'Priest' is beyond absolution

Written By Daniel Pinto | Updated:

Priest, for being formulaic and un-inventive while attempting to springboard off the ideas presented by half-a-dozen better-thought-out films, ought to be skipped.

Film: Priest 3D (A)
Cast: Paul Bettany, Karl Urban, Cam Gigandet, Maggie Q, Lily Collins, Christopher Plummer, Brad Dourif
Director: Scott Charles Stewart
Rating: *1/2

In the theocracy that exists in an alternative reality where mankind has been engaged in an ancient battle against a vampiric race, the totalitarian Church isolates humanity (well, the humanity that matters) in a cyberpunk dystopia after all the bloodsuckers are presumably exterminated. A priest (Bettany), a member of the once-revered Jedi-like monastic corps that played a pivotal role in the eradication of the vampire menace, is relegated to a life of obscurity and looked upon with mistrust by this world he helped create.

After a horde of vampires led by the mysterious Black Hat (Urban) makes off with the priest's niece (Collins), the priest, against the sanction of the Church, ventures into the sprawling wastelands, something of a post-apocalyptic Sodom, outside the city’s limits. This is where he meets sheriff Hicks and a former colleague, the priestess (Q), who aid him in his quest.
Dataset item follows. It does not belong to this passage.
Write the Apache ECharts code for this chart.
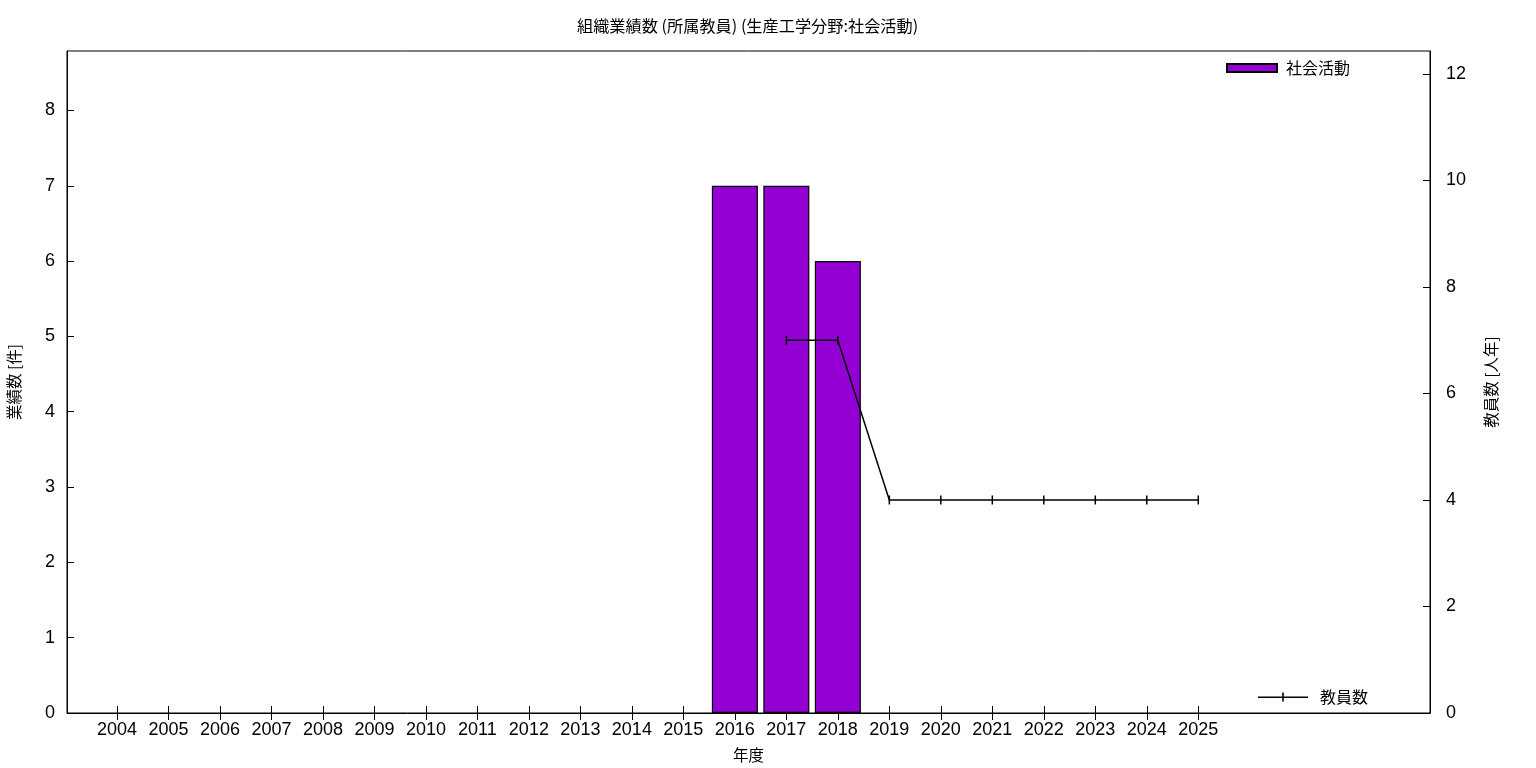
<!DOCTYPE html>
<html><head><meta charset="utf-8">
<script src="https://cdn.jsdelivr.net/npm/echarts@6/dist/echarts.min.js"></script>
<style>html,body{margin:0;padding:0;background:#fff}#c{width:1536px;height:768px}</style>
</head><body><div id="c"></div>
<script>
const years = [2004,2005,2006,2007,2008,2009,2010,2011,2012,2013,2014,2015,2016,2017,2018,2019,2020,2021,2022,2023,2024,2025];
const activities = [0,0,0,0,0,0,0,0,0,0,0,0,7,7,6,0,0,0,0,0,0,0];
const staffYears = [2017,2018,2019,2020,2021,2022,2023,2024,2025];
const staffCounts = [7,7,4,4,4,4,4,4,4];
const leftTicks = [0,1,2,3,4,5,6,7,8];
const rightTicks = [0,2,4,6,8,10,12];

const FONT = 'Liberation Sans, Noto Sans CJK JP, sans-serif';
const CJK = 'Noto Sans CJK JP, sans-serif';
const chart = echarts.init(document.getElementById('c'), null, {renderer:'canvas'});
const barData = years.map((y,i)=>[y,activities[i]]).filter(d=>d[1]>0);
const lineData = staffYears.map((y,i)=>[y,staffCounts[i]]);
const xMin = 2003.03, xMax = 2029.5;
const plain = v => String(v);
const plusIcon = 'path://M0,4 L50,4 L50,5.5 L0,5.5 Z M24.2,0 L25.8,0 L25.8,9 L24.2,9 Z';
chart.setOption({
  animation:false,
  backgroundColor:'#fff',
  title:{text:'組織業績数 (所属教員) (生産工学分野:社会活動)',left:572,top:13,
    textStyle:{fontFamily:CJK,fontSize:16.2,fontWeight:'normal',color:'#000'}},
  grid:{left:67,top:51,right:106,bottom:55,show:true,borderColor:'#000',borderWidth:1,
    containLabel:false,outerBoundsMode:'none'},
  legend:[
    {data:[{name:'社会活動',icon:'rect'}],left:1221,top:55,itemWidth:50,itemHeight:8,itemGap:10,
      textStyle:{fontFamily:CJK,fontSize:16,color:'#000',padding:[0,0,0,4]}},
    {data:[{name:'教員数',icon:plusIcon}],left:1253,top:684,itemWidth:50,itemHeight:9,
      itemStyle:{color:'#000',borderWidth:0},
      textStyle:{fontFamily:CJK,fontSize:16,color:'#000',padding:[0,0,0,7]}}
  ],
  xAxis:[
    {type:'value',min:xMin,max:xMax,position:'bottom',
      name:'年度',nameLocation:'middle',nameGap:34,
      nameTextStyle:{fontFamily:CJK,fontSize:15.5,color:'#000'},
      axisLine:{show:true,lineStyle:{color:'#000'}},
      axisTick:{show:true,inside:true,length:7,lineStyle:{color:'#000'},customValues:years},
      axisLabel:{show:true,customValues:years,formatter:plain,margin:8,fontFamily:FONT,fontSize:18,color:'#000'},
      splitLine:{show:false}},
    {type:'value',min:xMin,max:xMax,position:'top',
      axisLine:{show:false},
      axisTick:{show:true,inside:true,length:7,lineStyle:{color:'#000'},customValues:years},
      axisLabel:{show:false},splitLine:{show:false}}
  ],
  yAxis:[
    {type:'value',min:0,max:8.79,position:'left',
      name:'業績数 [件]',nameLocation:'middle',nameGap:45,nameRotate:90,
      nameTextStyle:{fontFamily:CJK,fontSize:15.5,color:'#000'},
      axisLine:{show:true,lineStyle:{color:'#000'}},
      axisTick:{show:true,inside:true,length:7,lineStyle:{color:'#000'},customValues:leftTicks},
      axisLabel:{customValues:leftTicks,formatter:plain,margin:12,fontFamily:FONT,fontSize:18,color:'#000'},
      splitLine:{show:false}},
    {type:'value',min:0,max:12.43,position:'right',
      name:'教員数 [人年]',nameLocation:'middle',nameGap:53,nameRotate:90,
      nameTextStyle:{fontFamily:CJK,fontSize:15.5,color:'#000'},
      axisLine:{show:true,lineStyle:{color:'#000'}},
      axisTick:{show:true,inside:true,length:7,lineStyle:{color:'#000'},customValues:rightTicks},
      axisLabel:{customValues:rightTicks,formatter:plain,margin:16,fontFamily:FONT,fontSize:18,color:'#000'},
      splitLine:{show:false}}
  ],
  series:[
    {name:'社会活動',type:'bar',xAxisIndex:0,yAxisIndex:0,data:barData,barWidth:46,
      itemStyle:{color:'#9400d3',borderColor:'#000',borderWidth:1.2}},
    {name:'教員数',type:'line',xAxisIndex:0,yAxisIndex:1,data:lineData,
      symbol:'rect',symbolSize:[1.5,9],
      lineStyle:{color:'#000',width:1.5},
      itemStyle:{color:'#000'}}
  ]
});
</script></body></html>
A medley of several genres and, more importantly, several films, Priest’s inability to concoct original elements that aren’t preposterous, apart from the heavy borrowing, is testament to its inherent lack of creativity.  Predictability persists from the creature design, action sequences, and dialogues down to the anti-clerical tone. The CGi, likewise, is tiresome, and there is no noteworthy sequence rendered in 3D that warrants a mention. The talent of Urban as Black Hat, a villain whose origin is quite arbitrary, is wasted on such an unremarkable fiend.

As the priest, a cross between The Man With No Name and a stoic Jedi Knight, Bettany needn’t (and doesn’t) channel his inner Olivier. Plummer, Dourif, and Q are among the better performers. Gigandet, in essaying a stock character (like every other in the film), is annoying as the loose cannon lawman.  

Priest, for being formulaic and un-inventive while attempting to springboard off the ideas presented by half-a-dozen better-thought-out films, ought to be skipped.